Another type of threat that is common on trading terminals is data hacking, which can lead to identities being stolen, exploited, or misused.
To sum up
Trading terminals have greatly simplified the lives of brokers, traders, and investors. They take the burden off their shoulders by helping manage their assets and carrying out various transactions quickly and efficiently. We expect that there will be even more powerful yet user-friendly terminals in the future so more and more people can get into online trading.
What is a trading terminal?
A trading terminal is software used to access real-time financial information and place orders (buy/sell).
What are the essential features of trading terminals?
The most important features are:
- the ability to monitor prices in real time,
- placing orders,
- an overall portfolio view,
- regulatory/tax information,
- analytical tools,
- and funding your account using major payment methods.

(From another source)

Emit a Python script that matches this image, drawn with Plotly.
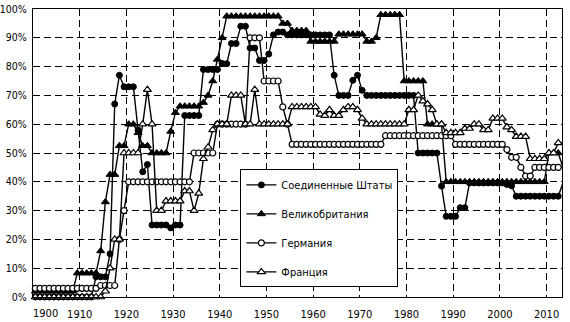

Why start using trading terminals?
Trading terminals simplify all your financial operations and provide you with more detailed information about the asset status on the market. This gives investors more information to make successful trades based on their trading strategy.
Are trading terminals safe?
Most trading terminals store data securely; however, it's best to avoid new software unless you make sure that it has a good reputation. Always check on the security measures utilized by a trading terminal before getting started.
What is the difference between crypto and stock trading terminals?
There are three main differences. In crypto, there are no brokers but crypto exchanges. Crypto and stock trading terminals cover different markets. Plus, the crypto market works 24/7, unlike the stock market with its limited working hours.